John Curtin Hotel, Carlton, April 5, 12 and 19, 2012
Reviewed by Joe Calleri
Published in Herald Sun online
March 30, 2012 6:58PM
Stars: ★
OF THE various improvisational forms, long-form improvisation – where improvisers create lengthy narratives from titles provided by an audience – is the most challenging. Few improvisers possess the courage or skill to successfully pull off a long-form show.
For the seven members of comedy troupe Pop Up Playground, their level of ambition far outweighs their collective skills as improvisers, so their show is ultimately overly-long, static, unpolished and decidedly amateurish.

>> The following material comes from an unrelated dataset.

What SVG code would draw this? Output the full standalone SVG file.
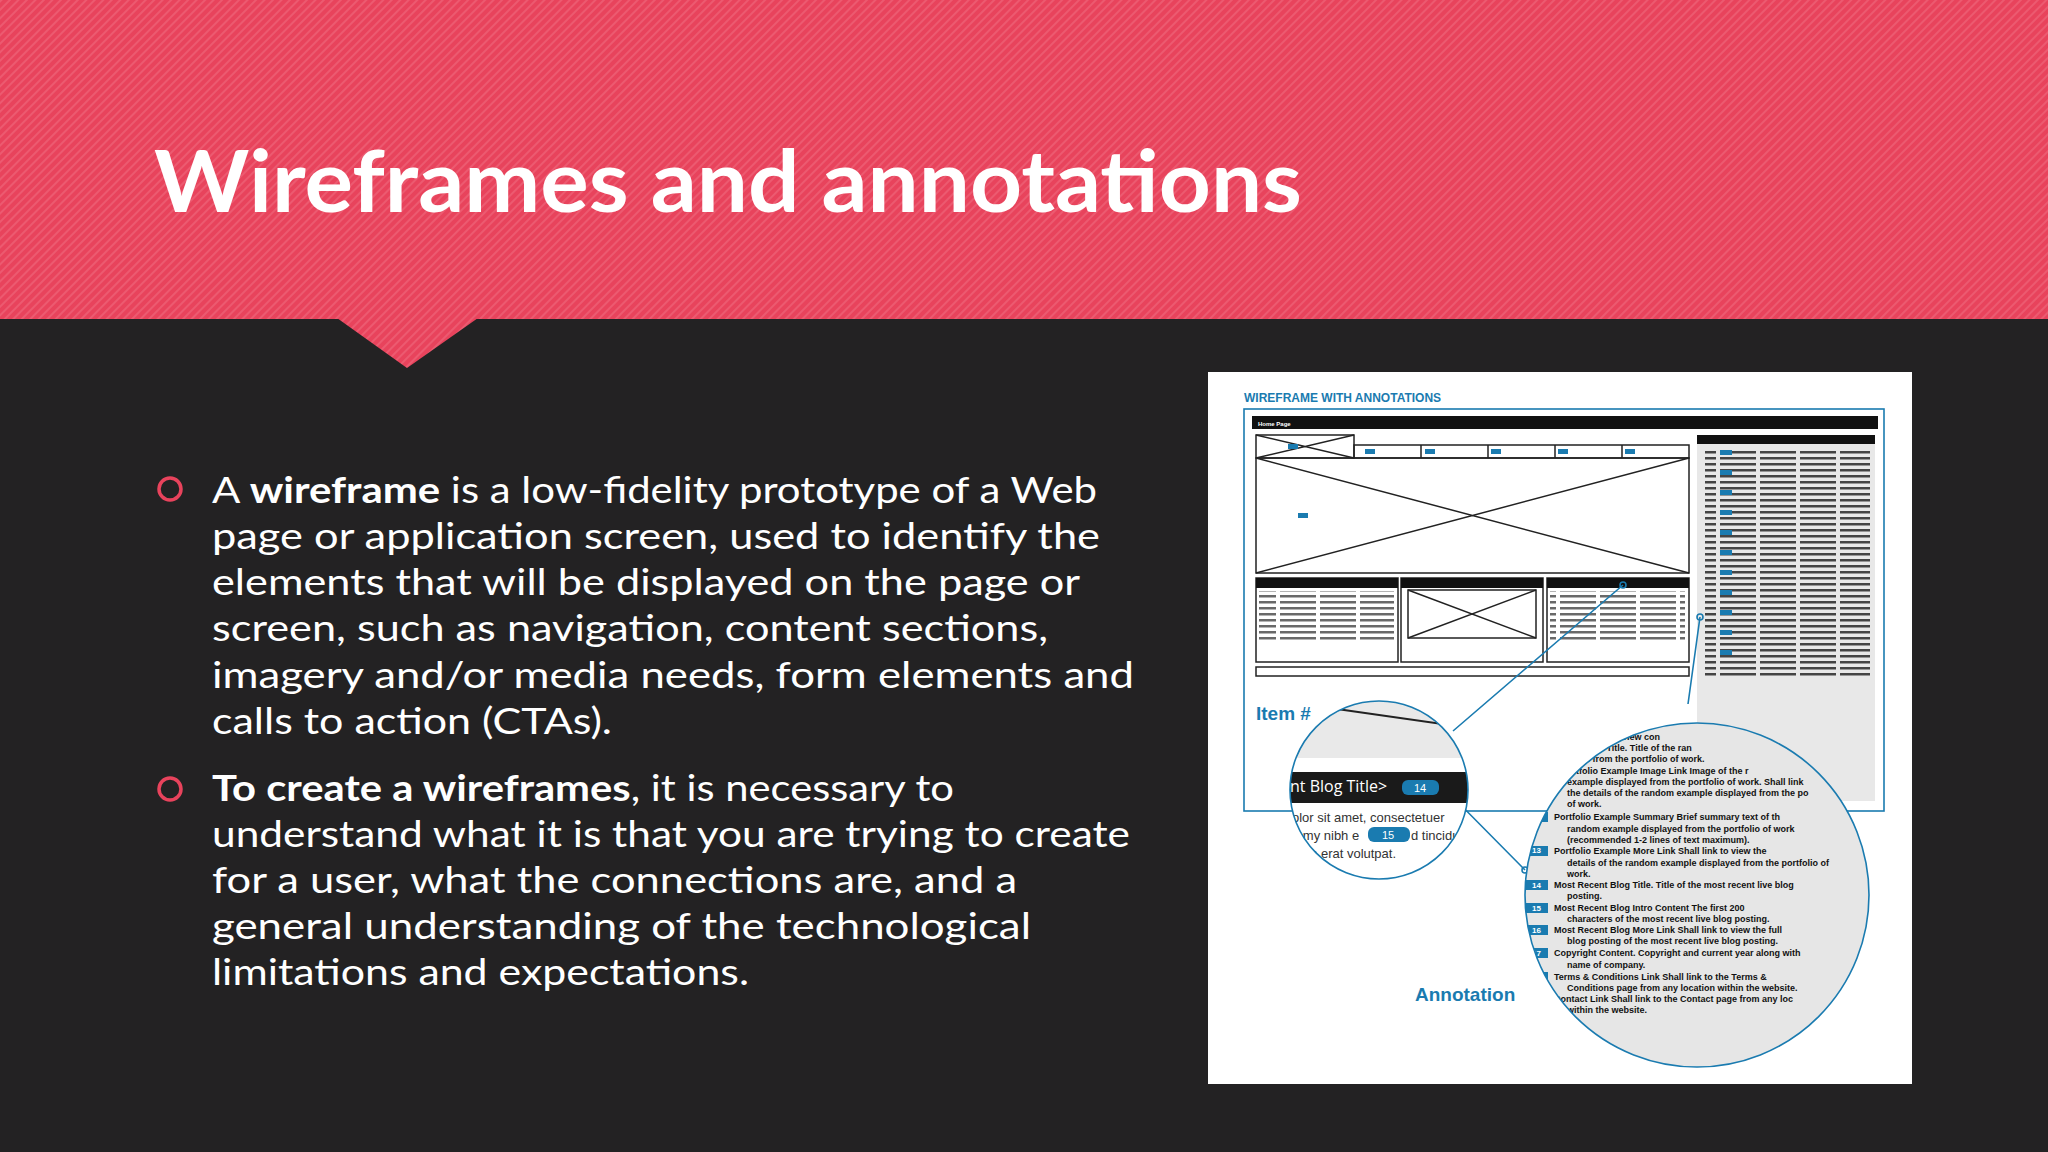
<svg xmlns="http://www.w3.org/2000/svg" width="2048" height="1152" viewBox="0 0 2048 1152">
<defs>
<pattern id="str" width="6" height="6" patternUnits="userSpaceOnUse" patternTransform="rotate(45)">
<rect width="6" height="6" fill="#e8435c"/><rect width="2" height="6" fill="#ec5a70"/>
</pattern>
<pattern id="txt" width="40" height="6" patternUnits="userSpaceOnUse">
<rect x="0" y="1" width="36" height="2.5" fill="#444"/>
</pattern>
<clipPath id="cl"><circle cx="1379" cy="790" r="89"/></clipPath>
<clipPath id="cr"><circle cx="1697" cy="895" r="172"/></clipPath>
<style>
.b{font-family:"Lato","Noto Sans",sans-serif;font-size:37px;fill:#fff}
.bb{font-weight:bold}
.bl{fill:#1a7bb0;font-family:"Liberation Sans",sans-serif;font-weight:bold}
.at{font-family:"Liberation Sans",sans-serif;font-size:9px;fill:#111;font-weight:bold}
.k{fill:none;stroke:#222;stroke-width:1.5}
.ln{stroke:#1a7bb0;stroke-width:1.6;fill:none}
</style>
</defs>
<rect width="2048" height="1152" fill="#232223"/>
<g id="header">
<rect width="2048" height="319" fill="url(#str)"/>
<polygon points="337,318 478,318 407,368" fill="url(#str)"/>
<text x="154" y="212" font-family="Lato,'Noto Sans',sans-serif" font-weight="bold" font-size="86" fill="#fff" textLength="1148" lengthAdjust="spacingAndGlyphs">Wireframes and annotations</text>
</g>
<g id="bullets">
<circle cx="170" cy="489" r="11" fill="none" stroke="#e8435c" stroke-width="3.5"/>
<circle cx="170" cy="789" r="11" fill="none" stroke="#e8435c" stroke-width="3.5"/>
<text class="b" x="212" y="503" textLength="885" lengthAdjust="spacingAndGlyphs">A <tspan class="bb">wireframe</tspan> is a low-fidelity prototype of a Web</text>
<text class="b" x="212" y="549" textLength="888" lengthAdjust="spacingAndGlyphs">page or application screen, used to identify the</text>
<text class="b" x="212" y="595" textLength="868" lengthAdjust="spacingAndGlyphs">elements that will be displayed on the page or</text>
<text class="b" x="212" y="641" textLength="836" lengthAdjust="spacingAndGlyphs">screen, such as navigation, content sections,</text>
<text class="b" x="212" y="688" textLength="922" lengthAdjust="spacingAndGlyphs">imagery and/or media needs, form elements and</text>
<text class="b" x="212" y="734" textLength="400" lengthAdjust="spacingAndGlyphs">calls to action (CTAs).</text>
<text class="b" x="212" y="801" textLength="742" lengthAdjust="spacingAndGlyphs"><tspan class="bb">To create a wireframes</tspan>, it is necessary to</text>
<text class="b" x="212" y="847" textLength="918" lengthAdjust="spacingAndGlyphs">understand what it is that you are trying to create</text>
<text class="b" x="212" y="893" textLength="805" lengthAdjust="spacingAndGlyphs">for a user, what the connections are, and a</text>
<text class="b" x="212" y="939" textLength="819" lengthAdjust="spacingAndGlyphs">general understanding of the technological</text>
<text class="b" x="212" y="985" textLength="537" lengthAdjust="spacingAndGlyphs">limitations and expectations.</text>
</g>
<g id="wireframe">
<rect x="1208" y="372" width="704" height="712" fill="#fff"/>
<text class="bl" x="1244" y="402" font-size="12">WIREFRAME WITH ANNOTATIONS</text>
<rect x="1244" y="409" width="640" height="402" fill="#fff" class="ln"/>
<rect x="1252" y="416" width="626" height="13" fill="#111"/>
<text x="1258" y="426" font-family="Liberation Sans,sans-serif" font-size="6" font-weight="bold" fill="#fff">Home Page</text>
<rect x="1697" y="435" width="178" height="366" fill="#e8e8e8"/>
<rect x="1697" y="435" width="178" height="9" fill="#111"/>
<rect x="1705" y="448" width="165" height="228" fill="url(#txt)"/>
<rect x="1256" y="435" width="98" height="23" fill="#eee" class="k"/>
<path d="M1256,435 L1354,458 M1354,435 L1256,458" class="k"/>
<rect x="1354" y="445" width="335" height="13" fill="#eee" class="k"/>
<path d="M1421,445v13M1488,445v13M1555,445v13M1622,445v13" class="k"/>
<rect x="1256" y="458" width="433" height="115" fill="#eee" class="k"/>
<path d="M1256,458 L1689,573 M1689,458 L1256,573" class="k"/>
<g fill="#eee" class="k">
<rect x="1256" y="578" width="142" height="84"/><rect x="1401" y="578" width="142" height="84"/><rect x="1547" y="578" width="142" height="84"/>
<rect x="1256" y="667" width="433" height="9"/>
</g>
<rect x="1256" y="578" width="142" height="10" fill="#111"/><rect x="1401" y="578" width="142" height="10" fill="#111"/><rect x="1547" y="578" width="142" height="10" fill="#111"/>
<rect x="1408" y="590" width="128" height="48" fill="#eee" class="k"/>
<path d="M1408,590 L1536,638 M1536,590 L1408,638" class="k"/>
<rect x="1259" y="591" width="135" height="50" fill="url(#txt)" opacity="0.8"/>
<rect x="1550" y="591" width="135" height="50" fill="url(#txt)" opacity="0.8"/>
<g fill="#1a7bb0"><rect x="1288" y="444" width="10" height="5"/><rect x="1298" y="513" width="10" height="5"/><rect x="1365" y="449" width="10" height="5"/><rect x="1425" y="449" width="10" height="5"/><rect x="1491" y="449" width="10" height="5"/><rect x="1558" y="449" width="10" height="5"/><rect x="1625" y="449" width="10" height="5"/><rect x="1720" y="450" width="12" height="5"/><rect x="1720" y="470" width="12" height="5"/><rect x="1720" y="490" width="12" height="5"/><rect x="1720" y="510" width="12" height="5"/><rect x="1720" y="530" width="12" height="5"/><rect x="1720" y="550" width="12" height="5"/><rect x="1720" y="570" width="12" height="5"/><rect x="1720" y="590" width="12" height="5"/><rect x="1720" y="610" width="12" height="5"/><rect x="1720" y="630" width="12" height="5"/><rect x="1720" y="650" width="12" height="5"/></g>
<text class="bl" x="1256" y="720" font-size="19">Item #</text>
<path d="M1453,731 L1623,585 M1688,704 L1700,617 M1439,783 L1525,870" class="ln"/>
<circle cx="1623" cy="585" r="3" fill="#fff" class="ln"/><circle cx="1700" cy="617" r="3" fill="#fff" class="ln"/><circle cx="1525" cy="870" r="3" fill="#fff" class="ln"/>
<g clip-path="url(#cl)">
<rect x="1280" y="690" width="200" height="200" fill="#e9e9e9"/>
<rect x="1280" y="758" width="200" height="14" fill="#fff"/>
<path d="M1330,708 L1470,728" stroke="#222" stroke-width="2"/>
<rect x="1280" y="772" width="200" height="31" fill="#1a1a1a"/>
<text x="1290" y="792" font-family="Open Sans,sans-serif" font-size="16" fill="#fff">nt Blog Title&gt;</text>
<rect x="1402" y="780" width="37" height="15" rx="6" fill="#1a7bb0"/>
<text x="1414" y="792" font-family="Liberation Sans,sans-serif" font-size="11" fill="#fff">14</text>
<rect x="1280" y="803" width="200" height="90" fill="#fff"/>
<text x="1292" y="822" font-family="Liberation Sans,sans-serif" font-size="13" fill="#333">olor sit amet, consectetuer</text>
<text x="1292" y="840" font-family="Liberation Sans,sans-serif" font-size="13" fill="#333">mmy nibh e</text>
<text x="1411" y="840" font-family="Liberation Sans,sans-serif" font-size="13" fill="#333">d tincidun</text>
<rect x="1368" y="827" width="42" height="15" rx="6" fill="#1a7bb0"/>
<text x="1382" y="839" font-family="Liberation Sans,sans-serif" font-size="11" fill="#fff">15</text>
<text x="1292" y="858" font-family="Liberation Sans,sans-serif" font-size="13" fill="#333">uam erat volutpat.</text>
</g>
<circle cx="1379" cy="790" r="89" class="ln"/>
<g clip-path="url(#cr)">
<rect x="1520" y="720" width="360" height="360" fill="#e6e6e6"/>
<text class="at" x="1567" y="740">General overview con</text>
<text class="at" x="1567" y="751">Example  Title.  Title of the ran</text>
<text class="at" x="1567" y="762">layed from the portfolio of work.</text>
<text class="at" x="1567" y="774">ortfolio Example  Image Link  Image of the r</text>
<text class="at" x="1567" y="785">example displayed from the portfolio of work. Shall link</text>
<text class="at" x="1567" y="796">the details of the random example displayed from the po</text>
<text class="at" x="1567" y="807">of work.</text>
<text class="at" x="1554" y="820">Portfolio Example  Summary  Brief summary text of th</text>
<text class="at" x="1567" y="832">random example displayed from the portfolio of work</text>
<text class="at" x="1567" y="843">(recommended 1-2 lines of text maximum).</text>
<text class="at" x="1554" y="854">Portfolio Example  More Link  Shall link to view the</text>
<text class="at" x="1567" y="866">details of the random example displayed from the portfolio of</text>
<text class="at" x="1567" y="877">work.</text>
<text class="at" x="1554" y="888">Most Recent Blog  Title.  Title of the most recent live blog</text>
<text class="at" x="1567" y="899">posting.</text>
<text class="at" x="1554" y="911">Most Recent Blog  Intro Content  The first 200</text>
<text class="at" x="1567" y="922">characters of the most recent live blog posting.</text>
<text class="at" x="1554" y="933">Most Recent Blog  More Link  Shall link to view the full</text>
<text class="at" x="1567" y="944">blog posting of the most recent live blog posting.</text>
<text class="at" x="1554" y="956">Copyright Content.  Copyright and current year along with</text>
<text class="at" x="1567" y="968">name of company.</text>
<text class="at" x="1554" y="980">Terms &amp; Conditions Link  Shall link to the Terms &amp;</text>
<text class="at" x="1567" y="991">Conditions page from any location within the website.</text>
<text class="at" x="1554" y="1002">Contact Link  Shall link to the Contact page from any loc</text>
<text class="at" x="1567" y="1013">within the website.</text>
<g fill="#1a7bb0"><rect x="1526" y="812" width="22" height="10"/><rect x="1526" y="846" width="22" height="10"/><rect x="1526" y="880" width="22" height="10"/><rect x="1526" y="903" width="22" height="10"/><rect x="1526" y="925" width="22" height="10"/><rect x="1526" y="948" width="22" height="10"/><rect x="1526" y="972" width="22" height="10"/></g>
<g font-family="Liberation Sans,sans-serif" font-size="8" font-weight="bold" fill="#fff"><text x="1532" y="853">13</text><text x="1532" y="888">14</text><text x="1532" y="911">15</text><text x="1532" y="933">16</text><text x="1532" y="956">17</text></g>
</g>
<circle cx="1697" cy="895" r="172" class="ln"/>
<text class="bl" x="1415" y="1001" font-size="19">Annotation</text>
</g>
</svg>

The basic premise of this show is that six of the seven performers are guild leaders (Blacksmith, Art Teacher, Farmer, Carpenter, Doctor, Tax Collector) in the fictional town of Arsington-Brown. The seventh performer narrates. The town is being terrorised by a werewolf that kills off the guild leaders one by one. The audience’s task is to guess which of the guild leaders is the werewolf.
While this form of guessing and role-playing game might be fun to play with children, or with close friends around the dinner table, without the benefit of skilled improvisers, it does not transition well to the stage.
The troupe are, regrettably, far too restrained and sedentary in their performances, and this show would greatly benefit from some heightened physicality and general chaos.
Audiences hungry for high-quality, well-performed improv, should catch one of Impro Melbourne’s Comedy Festival shows.